A-State needs a school spirit makeover
Published: Monday, November 4, 2013
Updated: Monday, November 4, 2013 18:11
When I transferred to Arkansas State, I planned to embrace my new school in any way I could.
Because I transferred from a small school, I was very happy to have a football team to cheer for, and I couldn’t wait to go to the games and have a good time.
So when I went to this year’s Homecoming game, I expected a loud and proud student section, marked with fans ready to cheer along their team.
What I saw instead was downright disappointing.
I witnessed a large part of the student section sitting down before half time. In front of me, a group of girls from the same sorority gossiped while looking at their cellphones, barely glancing up at the field.
Before the band started their half-time show, over half of the student section was empty. And the ones who remained were mostly seated for the rest of the game.
But when I went to check my Facebook and Twitter feeds, I started to think I might have been at the wrong event.
Many friends posted pictures and statuses about how awesome the game was.
The same people who sat during the game, or left before halftime, had managed to look peppy in a photo to share online.
Sporting events have turned into a social affair rather than a school event.
Students don’t always go to games to cheer and be a part of something bigger. They go so they can say they went, to make sure they’re not one of those anti-social people who stayed home and missed out.
Surly this is not how students want to be viewed. At other college games I’ve attended, sitting down is never an option while the game is being played.
All fans cheer like they want to be there, and most importantly, they enjoy themselves while doing so.

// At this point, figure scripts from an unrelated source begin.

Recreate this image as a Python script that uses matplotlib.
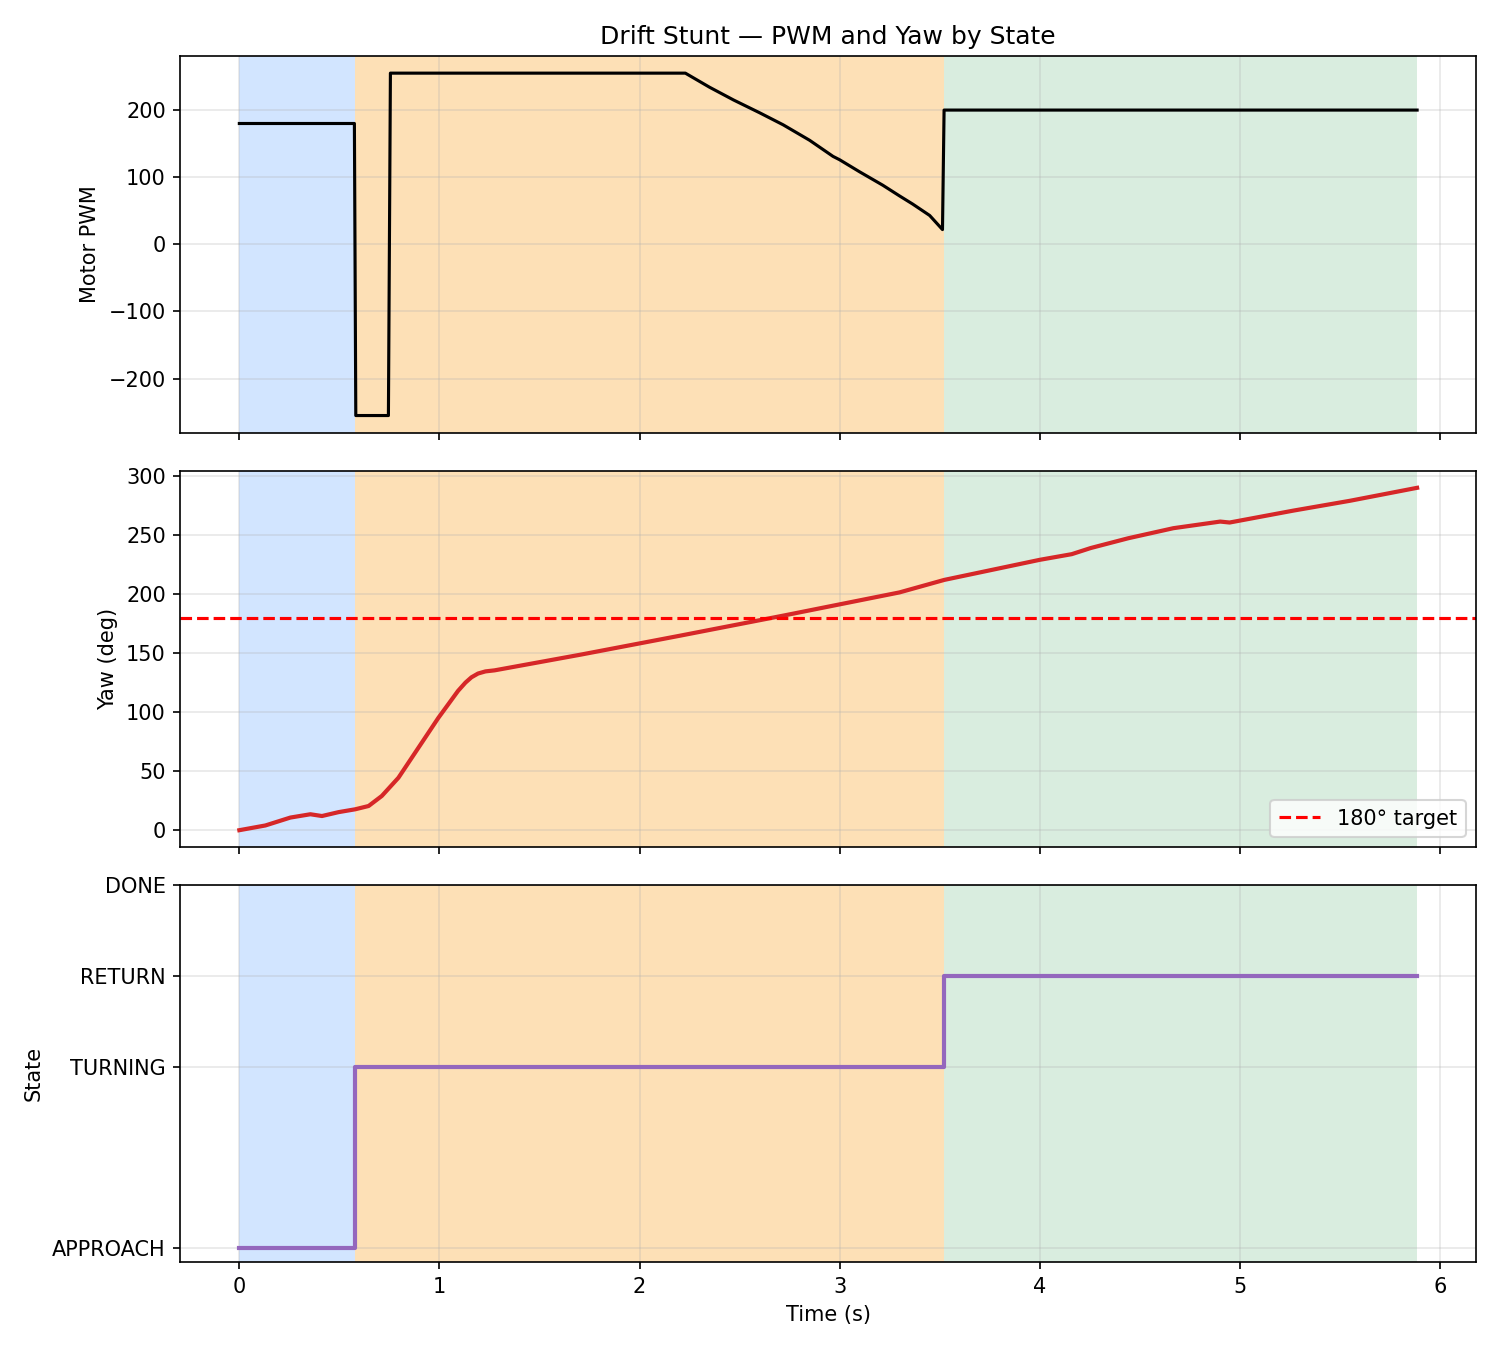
import numpy as np
import matplotlib.pyplot as plt

# state timeline (s)
t_turn = 0.578
t_return = 3.52
t_end = 5.886

state_names = ['APPROACH', 'TURNING', 'RETURN', 'DONE']
state_codes = [0, 2, 3, 4]

# motor pwm breakpoints
pwm_t = [0.0, 0.575, 0.582, 0.745, 0.755, 2.229, 2.35, 2.47, 2.60, 2.718,
         2.85, 2.967, 3.00, 3.10, 3.216, 3.30, 3.365, 3.45, 3.514, 3.522, t_end]
pwm_v = [180, 180, -255, -255, 255, 255, 234, 215, 196, 178,
         155, 131, 126, 108, 88, 72, 60, 43, 22, 200, 200]

# yaw breakpoints (deg)
yaw_t = [0.0, 0.13, 0.255, 0.355, 0.413, 0.496, 0.579, 0.646, 0.712, 0.795,
         0.878, 0.994, 1.05, 1.093, 1.13, 1.16, 1.193, 1.23, 1.276, 1.706,
         2.204, 2.726, 3.299, 3.523, 4.0, 4.16, 4.255, 4.443, 4.668, 4.902,
         4.949, 5.268, 5.55, t_end]
yaw_v = [0, 4, 10.7, 13.5, 12, 15.3, 17.7, 20.5, 29, 44.4,
         65.5, 95, 108, 118, 125, 129.5, 132.7, 134.5, 135.4, 148.7,
         164.8, 182, 201.4, 212, 229, 233.8, 239, 247.3, 255.8, 261.4,
         260.6, 270.7, 279, 290]

# state step line
st_t = [0.0, t_turn, t_return, t_end]
st_v = [0, 2, 3, 3]

spans = [(0.0, t_turn, '#d2e5ff'), (t_turn, t_return, '#fde0b6'), (t_return, t_end, '#d9eddf')]

fig, axes = plt.subplots(3, 1, figsize=(10, 9), dpi=150, sharex=True)
fig.subplots_adjust(left=0.1203, right=0.984, top=0.9585, bottom=0.0652, hspace=0.101)

for ax in axes:
    for a, b, c in spans:
        ax.axvspan(a, b, color=c, lw=0, zorder=0)
    ax.grid(True, alpha=0.3)

ax1, ax2, ax3 = axes
ax1.plot(pwm_t, pwm_v, color='black', lw=1.5)
ax1.set_ylabel('Motor PWM')
ax1.set_title('Drift Stunt — PWM and Yaw by State')

ax2.plot(yaw_t, yaw_v, color='tab:red', lw=2)
ax2.axhline(180, color='red', ls='--', lw=1.5, label='180° target')
ax2.set_ylabel('Yaw (deg)')
ax2.legend(loc='lower right')

ax3.step(st_t, st_v, where='post', color='tab:purple', lw=2)
ax3.set_yticks(state_codes)
ax3.set_yticklabels(state_names)
ax3.set_ylabel('State')
ax3.set_xlabel('Time (s)')

plt.savefig('out.png')
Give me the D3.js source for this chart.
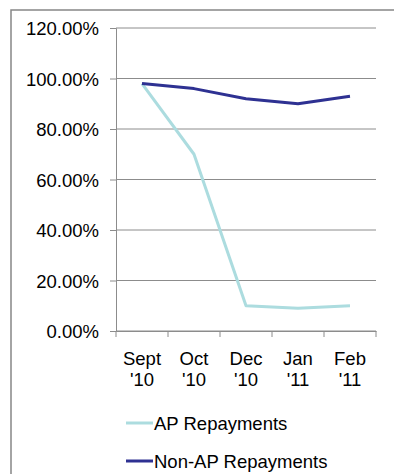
<!DOCTYPE html>
<html lang="en">
    <head>
        <meta charset="utf-8" />
        <script src="https://cdnjs.cloudflare.com/ajax/libs/d3/7.8.5/d3.min.js"></script>
        <style>
            body { margin: 0; background: #fff; }
            text { font-family: "Liberation Sans", Arial, sans-serif; fill: #000; }
        </style>
        <title>Repayments</title>
    </head>
    <body>
        <div id="chart"></div>
        <script>

        // Data
        const months = ['Sept|\'10', 'Oct|\'10', 'Dec|\'10', 'Jan|\'11', 'Feb|\'11'];
        const apRepayments = [0.98, 0.70, 0.10, 0.09, 0.10];
        const nonApRepayments = [0.98, 0.96, 0.92, 0.90, 0.93];
        const yTicks = [0, 0.2, 0.4, 0.6, 0.8, 1.0, 1.2];
        const seriesNames = ['AP Repayments', 'Non-AP Repayments'];
        const seriesColors = ['#acdcdf', '#2e3192'];

        const width = 394;
        const height = 474;
        const margin = { top: 28, bottom: 143, left: 116, right: 18 };
        const plotW = width - margin.left - margin.right;
        const plotH = height - margin.top - margin.bottom;
        const fontSize = '18.5px';

        const svg = d3
            .select('#chart')
            .append('svg')
            .attr('width', width)
            .attr('height', height);

        // outer frame (right and bottom edges fall outside the picture)
        svg.append('rect')
            .attr('x', 11)
            .attr('y', 10)
            .attr('width', 400)
            .attr('height', 480)
            .attr('fill', 'none')
            .attr('stroke', '#878787')
            .attr('stroke-width', 1.5);

        const g = svg.append('g')
            .attr('transform', `translate(${margin.left}, ${margin.top})`);

        //Axis
        const x = d3.scaleBand().domain(months).range([0, plotW]);
        const y = d3.scaleLinear().domain([0, 1.2]).range([plotH, 0]);

        // gridlines
        g.append('g')
            .selectAll('line')
            .data(yTicks)
            .enter()
            .append('line')
            .attr('x1', 0)
            .attr('x2', plotW)
            .attr('y1', (d) => y(d))
            .attr('y2', (d) => y(d))
            .attr('stroke', '#8c8c8c')
            .attr('stroke-width', 1);

        const yAxis = g.append('g')
            .call(d3.axisLeft(y).tickValues(yTicks).tickSize(6).tickPadding(11)
                .tickFormat((d) => (d * 100).toFixed(2) + '%'));
        yAxis.select('.domain').attr('stroke', '#8c8c8c');
        yAxis.selectAll('.tick line').attr('stroke', '#8c8c8c');
        yAxis.selectAll('text').attr('font-size', fontSize).attr('dy', '0.36em');

        const xAxis = g.append('g')
            .attr('transform', `translate(0, ${plotH})`)
            .call(d3.axisBottom(x).tickSize(0).tickFormat(''));
        xAxis.select('.domain').attr('stroke', '#8c8c8c');

        // category boundary ticks
        const bounds = months.map((m) => x(m)).concat([plotW]);
        xAxis.selectAll('.bound')
            .data(bounds)
            .enter()
            .append('line')
            .attr('x1', (d) => d)
            .attr('x2', (d) => d)
            .attr('y1', 0)
            .attr('y2', 6)
            .attr('stroke', '#8c8c8c');

        // two-line category labels
        const labels = xAxis.selectAll('.lbl')
            .data(months)
            .enter()
            .append('text')
            .attr('text-anchor', 'middle')
            .attr('font-size', fontSize)
            .attr('x', (d) => x(d) + x.bandwidth() / 2)
            .attr('y', 34);
        labels.append('tspan')
            .attr('x', (d) => x(d) + x.bandwidth() / 2)
            .text((d) => d.split('|')[0]);
        labels.append('tspan')
            .attr('x', (d) => x(d) + x.bandwidth() / 2)
            .attr('dy', 21)
            .text((d) => d.split('|')[1]);

        //Lines
        const line = d3.line()
            .x((d, i) => x(months[i]) + x.bandwidth() / 2)
            .y((d) => y(d));

        [apRepayments, nonApRepayments].forEach((vals, i) => {
            g.append('path')
                .datum(vals)
                .attr('d', line)
                .attr('fill', 'none')
                .attr('stroke', seriesColors[i])
                .attr('stroke-width', 3)
                .attr('stroke-linejoin', 'round');
        });

        //Legend
        const legend = svg.append('g')
            .selectAll('g')
            .data(seriesNames)
            .enter()
            .append('g')
            .attr('transform', (d, i) => `translate(126, ${423 + i * 38})`);
        legend.append('line')
            .attr('x1', 0)
            .attr('x2', 27)
            .attr('stroke', (d, i) => seriesColors[i])
            .attr('stroke-width', 3);
        legend.append('text')
            .attr('x', 28)
            .attr('dy', '0.36em')
            .attr('font-size', fontSize)
            .text((d) => d);

        </script>
    </body>
</html>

Part of the lack of school spirit at A-State most likely comes from our recent mascot change. After years of the same cheers, it can be hard to adjust to the new identity of the student body.
Another reason is the possibility that we are University of Arkansas fans at heart, which makes it harder to focus on the smaller program of the two.
However, the problem is not only from the phase out of the Indian or the fact that we are in Arkansas’ shadow.
It seems that some students have taken school spirit for granted, as something that will just happen, regardless of whether or not anyone contributes. Unfortunately, this is not the case.
The best solution to the lack of school spirit can only come from the student body itself.
It is important to note that there are students who do embody a Red Wolf fan, but they cannot completely make up for the shortcomings of the majority who choose to be quiet.
As students, we need to realize that games are more than just something to attend.
While hanging out with friends is important and fun, the unity that comes from cheering with those we don’t know as well is what can truly make the experience.
Games are more than just tweets or Facebook check-ins.
Arkansas State needs support from their student body in the same way that the University of Arkansas depends on theirs.
Games are a way to unify our school, and be a part of something bigger than just our group of friends.